Settled in California, Richards needed a job. He didn't want to go back to the brokerage career he had before WW II. He said, "One day I had a lunch date with a friend whose office was in San Francisco's Federal Building. He was tied up for half an hour, so I wandered through the building. Outside of the Forest Service door I noticed a list of available jobs. One was for a chemical engineer. I went back that afternoon and took the examination, which I easily passed."

Ten days later, the Forest Service invited him to the Berkeley office for an interview. "They were particularly interested in my aviation background," volunteered Richards, "as they wanted someone to help them develop the 'initial attack on forest fires by air.' The problem was that water, the best fire retardant, dropped from a plane was blown away by the slipstream created by the plane's propeller. To reach the fire it had to be thickened."
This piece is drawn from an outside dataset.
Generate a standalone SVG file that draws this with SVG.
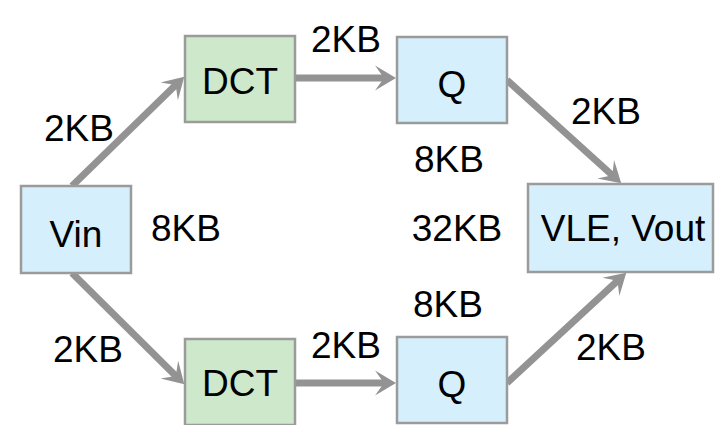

It was Richards' job to find the cheapest and most abundant thickener. "I helped the service," Richards remembered, "develop the 'bombers' which drop fire retardants on forest fires in California and the United States, patterned after a Canadian idea. Canada, with its many lakes, had easy and plentiful water sources quite different from California, where the water had to be transported long distances. We tested borax slurries but found them harmful to citrus crops. Then I tried pectin from citrus husks discarded by juicing plants. That worked partially but was expensive. Then I tried seaweed for its thickening characteristics (used in ice cream and toothpaste). That too was expensive but indicated that we were on the right track, as aircraft attacks on fires were a great help in cooling down fires so that helicopters could drop fire crews on the scene.

"The product we decided upon is manufactured by a well-known chemical company. It thickens water as it is injected into the tanks so that it can pass from the plane through the propeller stream without total evaporation, and little time is wasted filling the tanks. It has the consistency of Jell-O."

About 20 years after WW I, James E. Nicholson, a Marine Corps sergeant from Richards' old WW I Headquarters Squadron, had the list of names of all those who had served in Marine Corps Aviation during WW I and contacted many who lived in the eastern U.S. A few met at Nick's Tavern in New York City in 1938 and formed the First Marine Aviation Force, a veterans association of both officers and enlisted which grew through the years. According to Richards, "We held 35 reunions around the country. I served as the commander in 1970. From this organization evolved today's Marine Corps Aviation Association."

As Richards looked back on his life he said, "I shall always admire the Marine Corps for its ability to get the job done with the minimum of resources, and I will always cherish the friends made in the First Marine Aviation Force."